Problem requirements: Retype the records below word for word and omit any image.

Entries provided:
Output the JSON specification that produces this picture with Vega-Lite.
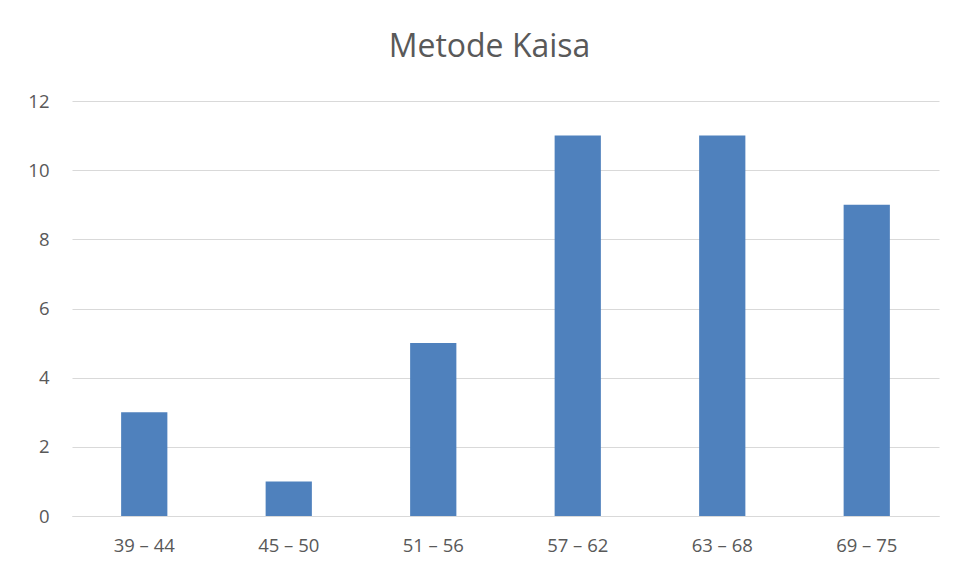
{
  "$schema": "https://vega.github.io/schema/vega-lite/v6.json",
  "width": 867,
  "height": 415,
  "autosize": {"type": "none"},
  "padding": {"left": 72, "top": 101, "right": 19, "bottom": 63},
  "background": "white",
  "title": {"text": "Metode Kaisa", "fontSize": 32, "font": "Open Sans", "fontWeight": "normal", "color": "#595959", "offset": 28, "anchor": "middle", "dx": -16},
  "data": {"values": [
    {"kelas": "39 – 44", "n": 3},
    {"kelas": "45 – 50", "n": 1},
    {"kelas": "51 – 56", "n": 5},
    {"kelas": "57 – 62", "n": 11},
    {"kelas": "63 – 68", "n": 11},
    {"kelas": "69 – 75", "n": 9}
  ]},
  "mark": {"type": "bar", "color": "#4f81bd"},
  "encoding": {
    "x": {"field": "kelas", "type": "nominal", "sort": null, "title": null,
      "scale": {"paddingInner": 0.68, "paddingOuter": 0.34},
      "axis": {"labelAngle": 0, "ticks": false, "domainColor": "#d9d9d9", "labelPadding": 20, "labelFontSize": 18.5, "labelFont": "Open Sans", "labelColor": "#595959"}},
    "y": {"field": "n", "type": "quantitative", "title": null,
      "scale": {"domain": [0, 12]},
      "axis": {"values": [0, 2, 4, 6, 8, 10, 12], "ticks": false, "domain": false, "gridColor": "#d9d9d9", "labelPadding": 23, "labelFontSize": 18.5, "labelFont": "Open Sans", "labelColor": "#595959"}}
  },
  "config": {"view": {"stroke": null}}
}
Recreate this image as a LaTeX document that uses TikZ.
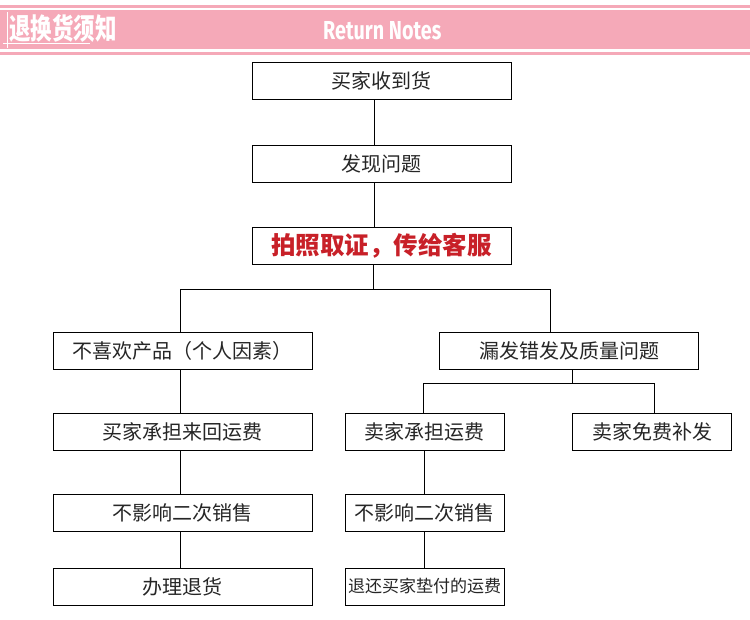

Result of the task:
Output the JSON specification that produces this picture with Vega-Lite.
{
  "$schema": "https://vega.github.io/schema/vega-lite/v6.json",
  "width": 867,
  "height": 415,
  "autosize": {"type": "none"},
  "padding": {"left": 72, "top": 101, "right": 19, "bottom": 63},
  "background": "white",
  "title": {"text": "Metode Kaisa", "fontSize": 32, "font": "Open Sans", "fontWeight": "normal", "color": "#595959", "offset": 28, "anchor": "middle", "dx": -16},
  "data": {"values": [
    {"kelas": "39 – 44", "n": 3},
    {"kelas": "45 – 50", "n": 1},
    {"kelas": "51 – 56", "n": 5},
    {"kelas": "57 – 62", "n": 11},
    {"kelas": "63 – 68", "n": 11},
    {"kelas": "69 – 75", "n": 9}
  ]},
  "mark": {"type": "bar", "color": "#4f81bd"},
  "encoding": {
    "x": {"field": "kelas", "type": "nominal", "sort": null, "title": null,
      "scale": {"paddingInner": 0.68, "paddingOuter": 0.34},
      "axis": {"labelAngle": 0, "ticks": false, "domainColor": "#d9d9d9", "labelPadding": 20, "labelFontSize": 18.5, "labelFont": "Open Sans", "labelColor": "#595959"}},
    "y": {"field": "n", "type": "quantitative", "title": null,
      "scale": {"domain": [0, 12]},
      "axis": {"values": [0, 2, 4, 6, 8, 10, 12], "ticks": false, "domain": false, "gridColor": "#d9d9d9", "labelPadding": 23, "labelFontSize": 18.5, "labelFont": "Open Sans", "labelColor": "#595959"}}
  },
  "config": {"view": {"stroke": null}}
}
Recreate this image as a LaTeX document that uses TikZ.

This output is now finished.